◆ **WRITTEN INSTRUCTION**:
Give back exactly the lines from the beginning of the listing below to the line holding "anchor=north west] (offer)", both ends included; the pictures stay out.

◆ **DATA BLOCK**:
★ ★ ★ ★ ★ ★ ★
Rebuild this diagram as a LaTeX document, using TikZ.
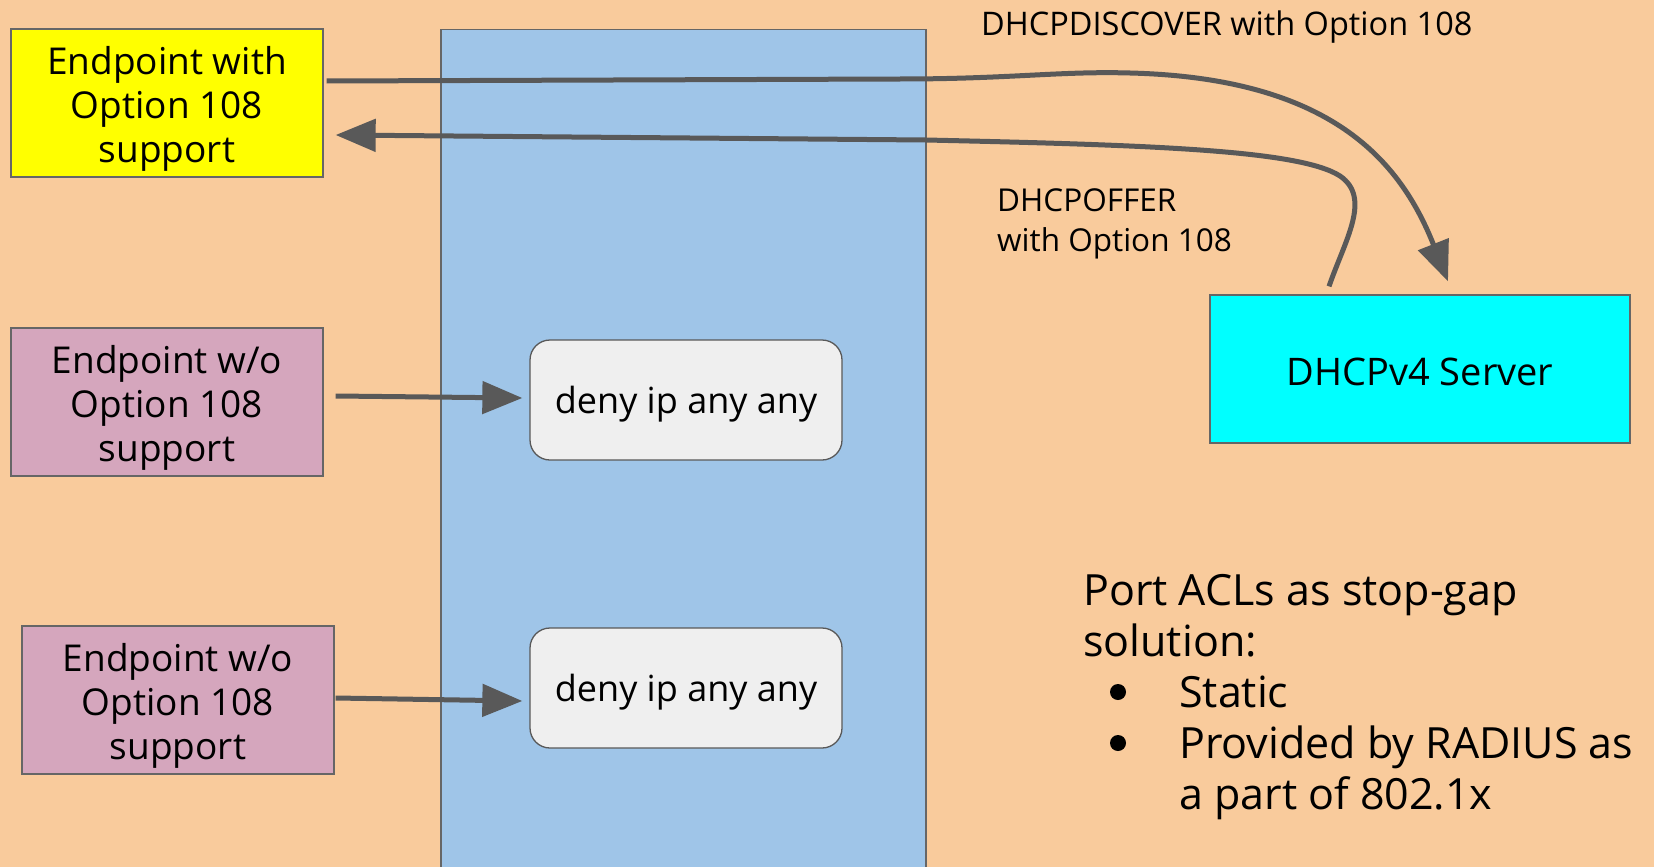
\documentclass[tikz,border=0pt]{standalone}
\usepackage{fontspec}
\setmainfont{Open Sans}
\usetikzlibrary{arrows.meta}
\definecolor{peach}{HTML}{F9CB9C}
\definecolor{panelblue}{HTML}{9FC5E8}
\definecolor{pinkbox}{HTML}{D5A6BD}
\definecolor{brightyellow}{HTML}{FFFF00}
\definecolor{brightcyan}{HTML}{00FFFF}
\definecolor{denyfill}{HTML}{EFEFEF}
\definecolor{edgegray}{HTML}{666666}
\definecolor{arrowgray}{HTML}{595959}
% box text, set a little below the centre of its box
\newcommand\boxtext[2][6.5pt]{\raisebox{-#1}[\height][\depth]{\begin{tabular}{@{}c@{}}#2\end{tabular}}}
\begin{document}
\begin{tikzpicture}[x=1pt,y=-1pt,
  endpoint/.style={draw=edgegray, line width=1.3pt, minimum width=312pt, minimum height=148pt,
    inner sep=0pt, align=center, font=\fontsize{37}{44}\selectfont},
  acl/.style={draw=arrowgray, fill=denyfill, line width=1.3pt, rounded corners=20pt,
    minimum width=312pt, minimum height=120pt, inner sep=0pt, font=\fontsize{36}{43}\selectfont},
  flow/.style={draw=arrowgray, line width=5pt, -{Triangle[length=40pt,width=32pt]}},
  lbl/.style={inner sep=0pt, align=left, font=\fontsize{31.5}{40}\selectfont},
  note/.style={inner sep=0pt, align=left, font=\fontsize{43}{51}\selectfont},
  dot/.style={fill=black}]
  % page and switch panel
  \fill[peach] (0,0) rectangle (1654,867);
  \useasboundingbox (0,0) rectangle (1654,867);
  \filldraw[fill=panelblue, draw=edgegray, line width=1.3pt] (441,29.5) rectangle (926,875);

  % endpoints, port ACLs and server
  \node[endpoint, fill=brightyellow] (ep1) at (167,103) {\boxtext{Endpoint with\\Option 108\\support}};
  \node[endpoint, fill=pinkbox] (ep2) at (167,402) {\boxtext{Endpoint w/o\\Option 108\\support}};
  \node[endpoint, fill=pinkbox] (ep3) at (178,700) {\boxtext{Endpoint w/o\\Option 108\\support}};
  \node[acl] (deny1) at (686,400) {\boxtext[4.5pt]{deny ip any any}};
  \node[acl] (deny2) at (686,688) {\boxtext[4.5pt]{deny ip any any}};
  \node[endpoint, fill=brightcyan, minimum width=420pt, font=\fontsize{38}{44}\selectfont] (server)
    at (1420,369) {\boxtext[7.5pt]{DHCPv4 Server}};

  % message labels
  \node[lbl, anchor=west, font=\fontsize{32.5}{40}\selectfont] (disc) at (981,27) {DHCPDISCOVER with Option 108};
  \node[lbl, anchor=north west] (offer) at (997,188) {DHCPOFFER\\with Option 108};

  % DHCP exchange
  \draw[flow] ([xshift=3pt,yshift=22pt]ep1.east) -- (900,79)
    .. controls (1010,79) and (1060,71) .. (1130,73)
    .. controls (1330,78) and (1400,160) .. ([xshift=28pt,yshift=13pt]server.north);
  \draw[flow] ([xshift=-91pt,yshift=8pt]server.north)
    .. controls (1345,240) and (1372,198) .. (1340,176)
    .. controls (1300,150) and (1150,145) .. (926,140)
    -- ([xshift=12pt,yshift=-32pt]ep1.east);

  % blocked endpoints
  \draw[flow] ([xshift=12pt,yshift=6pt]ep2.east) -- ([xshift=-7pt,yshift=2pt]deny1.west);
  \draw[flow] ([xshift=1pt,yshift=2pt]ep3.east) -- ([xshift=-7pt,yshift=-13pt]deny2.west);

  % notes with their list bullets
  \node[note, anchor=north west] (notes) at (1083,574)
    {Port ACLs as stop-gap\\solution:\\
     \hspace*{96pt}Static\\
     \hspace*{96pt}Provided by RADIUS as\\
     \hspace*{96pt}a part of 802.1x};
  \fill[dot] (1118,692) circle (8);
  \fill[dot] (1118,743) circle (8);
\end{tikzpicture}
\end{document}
★ ★ ★ ★ ★ ★ ★
◆ **FULL ANSWER**:
Rebuild this diagram as a LaTeX document, using TikZ.
\documentclass[tikz,border=0pt]{standalone}
\usepackage{fontspec}
\setmainfont{Open Sans}
\usetikzlibrary{arrows.meta}
\definecolor{peach}{HTML}{F9CB9C}
\definecolor{panelblue}{HTML}{9FC5E8}
\definecolor{pinkbox}{HTML}{D5A6BD}
\definecolor{brightyellow}{HTML}{FFFF00}
\definecolor{brightcyan}{HTML}{00FFFF}
\definecolor{denyfill}{HTML}{EFEFEF}
\definecolor{edgegray}{HTML}{666666}
\definecolor{arrowgray}{HTML}{595959}
% box text, set a little below the centre of its box
\newcommand\boxtext[2][6.5pt]{\raisebox{-#1}[\height][\depth]{\begin{tabular}{@{}c@{}}#2\end{tabular}}}
\begin{document}
\begin{tikzpicture}[x=1pt,y=-1pt,
  endpoint/.style={draw=edgegray, line width=1.3pt, minimum width=312pt, minimum height=148pt,
    inner sep=0pt, align=center, font=\fontsize{37}{44}\selectfont},
  acl/.style={draw=arrowgray, fill=denyfill, line width=1.3pt, rounded corners=20pt,
    minimum width=312pt, minimum height=120pt, inner sep=0pt, font=\fontsize{36}{43}\selectfont},
  flow/.style={draw=arrowgray, line width=5pt, -{Triangle[length=40pt,width=32pt]}},
  lbl/.style={inner sep=0pt, align=left, font=\fontsize{31.5}{40}\selectfont},
  note/.style={inner sep=0pt, align=left, font=\fontsize{43}{51}\selectfont},
  dot/.style={fill=black}]
  % page and switch panel
  \fill[peach] (0,0) rectangle (1654,867);
  \useasboundingbox (0,0) rectangle (1654,867);
  \filldraw[fill=panelblue, draw=edgegray, line width=1.3pt] (441,29.5) rectangle (926,875);

  % endpoints, port ACLs and server
  \node[endpoint, fill=brightyellow] (ep1) at (167,103) {\boxtext{Endpoint with\\Option 108\\support}};
  \node[endpoint, fill=pinkbox] (ep2) at (167,402) {\boxtext{Endpoint w/o\\Option 108\\support}};
  \node[endpoint, fill=pinkbox] (ep3) at (178,700) {\boxtext{Endpoint w/o\\Option 108\\support}};
  \node[acl] (deny1) at (686,400) {\boxtext[4.5pt]{deny ip any any}};
  \node[acl] (deny2) at (686,688) {\boxtext[4.5pt]{deny ip any any}};
  \node[endpoint, fill=brightcyan, minimum width=420pt, font=\fontsize{38}{44}\selectfont] (server)
    at (1420,369) {\boxtext[7.5pt]{DHCPv4 Server}};

  % message labels
  \node[lbl, anchor=west, font=\fontsize{32.5}{40}\selectfont] (disc) at (981,27) {DHCPDISCOVER with Option 108};
  \node[lbl, anchor=north west] (offer) at (997,188) {DHCPOFFER\\with Option 108};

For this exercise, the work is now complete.